Étant donné que les chercheurs ont noté que la taille du CCIS primaire était associée de manière significative au risque de récidive ipsilatérale, ils ont ajusté la taille de la tumeur et ont découvert que le tamoxifène était associé de manière indépendante à une récidive réduite. Après ajustement en fonction de la taille du CCIS, les patientes ayant reçu du tamoxifène étaient 44 % moins susceptibles de subir une récidive ipsilatérale que les patientes n'ayant pas reçu de tamoxifène.
De même, comme le grade du CCIS primaire était significativement associé au risque de récidive invasive ipsilatérale, ils ont ajusté le grade du CCIS et ont constaté que le tamoxifène était associé de manière indépendante à une réduction de la récidive invasive. Après ajustement en fonction du grade du CCIS, les patientes ayant reçu du tamoxifène étaient 51 % moins susceptibles de subir une récidive ipsilatérale invasive que les patientes n'ayant pas reçu de tamoxifène.
Wright a noté que le risque de récidive invasive est l'un des facteurs les plus importants lorsqu'on envisage les options de traitement adjuvant. « Les données précédemment disponibles étaient contradictoires quant à l'impact du tamoxifène sur les récidives invasives par rapport aux récidives de CCIS chez les patients présentant des facteurs pronostiques favorables. Cette conclusion, dans un ensemble de données aussi robuste, est donc clarifiante », a-t-elle déclaré.
Wright a en outre souligné que connaître le risque de récidive, avec et sans tamoxifène, pour les patients qui choisissent de renoncer à la radiothérapie peut aider les patients à peser plus efficacement les risques et les avantages des différentes options de traitement adjuvant. « Le tamoxifène, la radiothérapie, ou les deux, ainsi que l'omission de tout traitement adjuvant, sont toutes des options raisonnables », a-t-elle déclaré. « Maintenant, nous disposons de davantage de données pour aider nos patients à choisir parmi celles-ci. »

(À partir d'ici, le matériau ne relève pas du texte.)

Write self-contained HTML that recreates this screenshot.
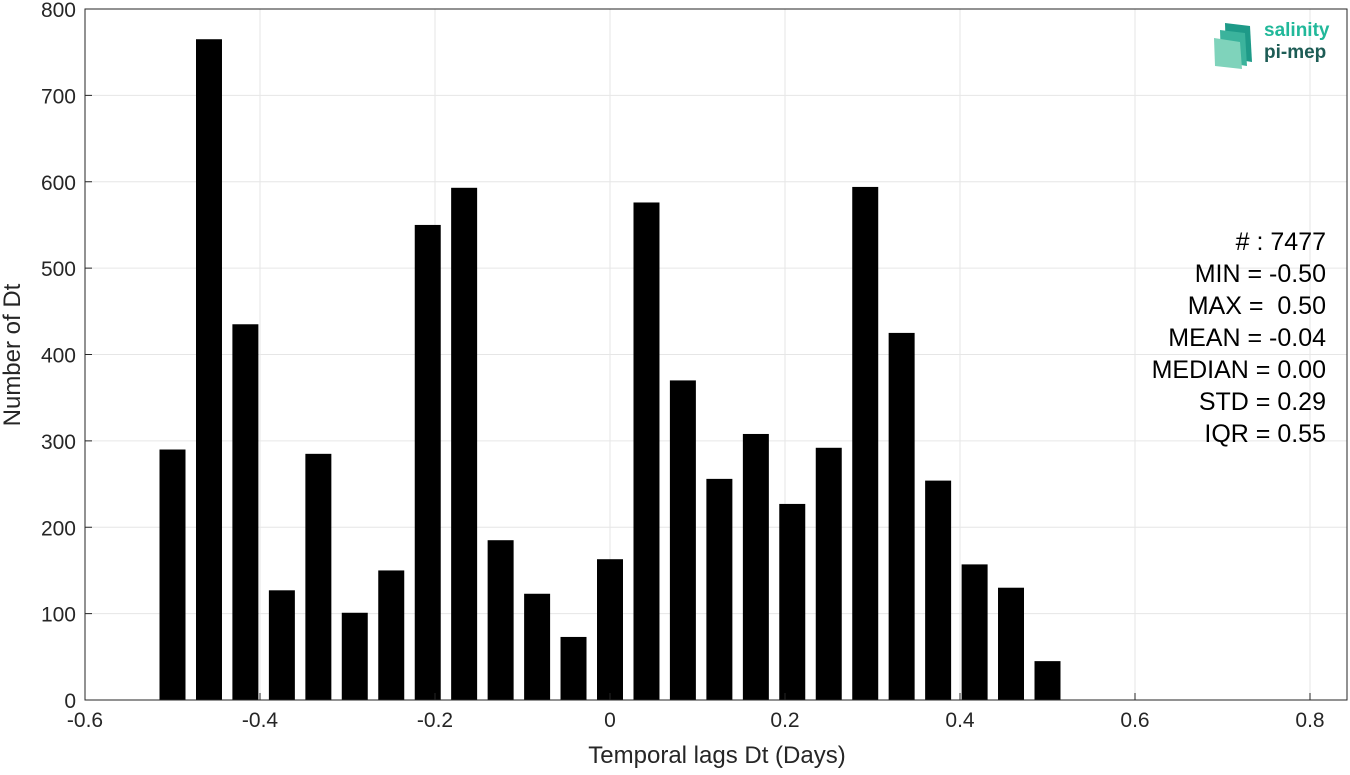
<!DOCTYPE html>
<html><head><meta charset="utf-8"><style>
body{margin:0;background:#fff;width:1350px;height:770px;overflow:hidden}
text{font-family:"Liberation Sans","DejaVu Sans",sans-serif}
</style></head><body>
<svg id="chart" width="1350" height="770">
<g id="grid"></g>
<g id="bars"></g>
<rect x="85" y="9" width="1262" height="691" fill="none" stroke="#262626" stroke-width="1"/>
<g id="xt"></g><g id="yt"></g>
<text x="717" y="763" font-size="24" fill="#262626" text-anchor="middle">Temporal lags Dt (Days)</text>
<text transform="translate(20,355) rotate(-90)" font-size="24" fill="#262626" text-anchor="middle">Number of Dt</text>
<g font-size="25" fill="#000" text-anchor="end">
<text x="1326" y="250">#&#160;:&#160;7477</text>
<text x="1326" y="282">MIN = -0.50</text>
<text x="1326" y="314">MAX = &#160;0.50</text>
<text x="1326" y="346">MEAN = -0.04</text>
<text x="1326" y="378">MEDIAN = 0.00</text>
<text x="1326" y="410">STD = 0.29</text>
<text x="1326" y="442">IQR = 0.55</text>
</g>
<g>
<polygon points="1225,23 1250,26 1252,62 1226,58" fill="#1e9a88"/>
<polygon points="1220,30 1245,33 1247,66 1221,62" fill="#3bb39c"/>
<polygon points="1214,38 1240,42 1242,69 1215,66" fill="#7fd3bb"/>
<text x="1264" y="36" font-size="19" font-weight="bold" fill="#21b89a">salinity</text>
<text x="1264" y="58" font-size="19" font-weight="bold" fill="#1d5c55">pi-mep</text>
</g>
</svg>
<script>
const binCenters=[-0.5,-0.4583,-0.4167,-0.375,-0.3333,-0.2917,-0.25,-0.2083,-0.1667,-0.125,-0.0833,-0.0417,0,0.0417,0.0833,0.125,0.1667,0.2083,0.25,0.2917,0.3333,0.375,0.4167,0.4583,0.5];
const counts=[290,765,435,127,285,101,150,550,593,185,123,73,163,576,370,256,308,227,292,594,425,254,157,130,45];
const xTicks=[-0.6,-0.4,-0.2,0,0.2,0.4,0.6,0.8];
const xTickLabels=["-0.6","-0.4","-0.2","0","0.2","0.4","0.6","0.8"];
const yTicks=[0,100,200,300,400,500,600,700,800];
const NS="http://www.w3.org/2000/svg";
const X=v=>610+v*875, Y=v=>700-v*0.86375;
const barW=0.0297*875;
function mk(t,a,p){const e=document.createElementNS(NS,t);for(const k in a)e.setAttribute(k,a[k]);p.appendChild(e);return e;}
const g=document.getElementById('grid'),b=document.getElementById('bars'),xt=document.getElementById('xt'),yt=document.getElementById('yt');
xTicks.forEach((v,i)=>{
 const l=mk('line',{x1:X(v),x2:X(v),y1:9,y2:700,stroke:'#e6e6e6'},g);
 
 
 mk('line',{x1:X(v),x2:X(v),y1:700,y2:693,stroke:'#262626'},xt);
 const t=mk('text',{x:X(v),y:727,'font-size':21,fill:'#262626','text-anchor':'middle'},xt);
 t.textContent=xTickLabels[i];
 
 
});
yTicks.forEach(v=>{
 const l=mk('line',{x1:85,x2:1347,y1:Y(v),y2:Y(v),stroke:'#e6e6e6'},g);
 
 
 mk('line',{x1:85,x2:92,y1:Y(v),y2:Y(v),stroke:'#262626'},yt);
 const t=mk('text',{x:76,y:Y(v)+8,'font-size':21,fill:'#262626','text-anchor':'end'},yt);
 t.textContent=v;
 
 
});
binCenters.forEach((c,i)=>{
 const r=mk('rect',{x:X(c)-barW/2,y:Y(counts[i]),width:barW,height:Y(0)-Y(counts[i]),fill:'#000'},b);
 
 
});
</script>
</body></html>
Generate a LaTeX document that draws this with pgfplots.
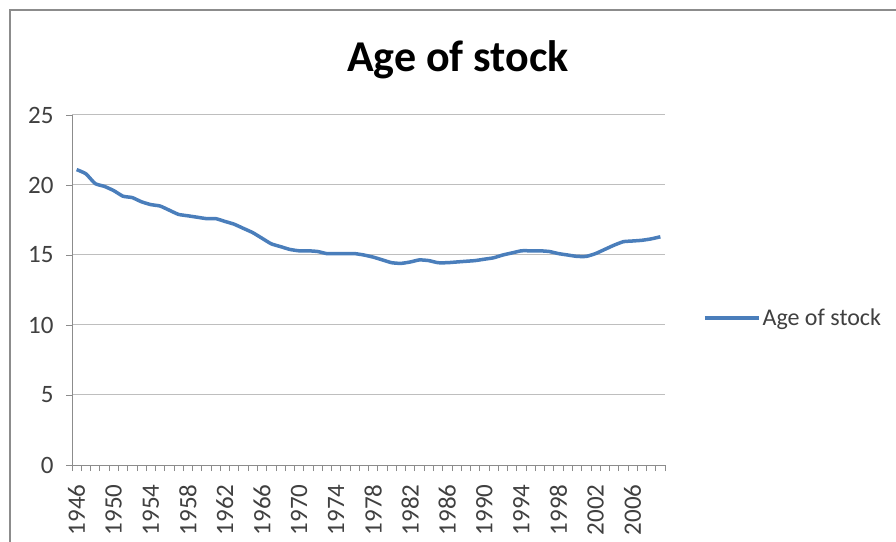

Les limites de cette étude incluent le manque d'informations sur les indicateurs génomiques de pronostic, qui sont utilisés de plus en plus fréquemment pour stratifier les patients présentant un risque de progression élevé ou faible. De plus, les données ont été recueillies exclusivement auprès de patients répondant à un ensemble restreint de critères de « bon risque », et davantage de données pourraient être nécessaires pour évaluer ces résultats chez des patients présentant différentes caractéristiques du CCIS.
Le financement de cette étude a été assuré par des subventions à NRG Oncology et ECOG-ACRIN du National Cancer Institute des National Institutes of Health. Wright ne déclare aucun conflit d'intérêts.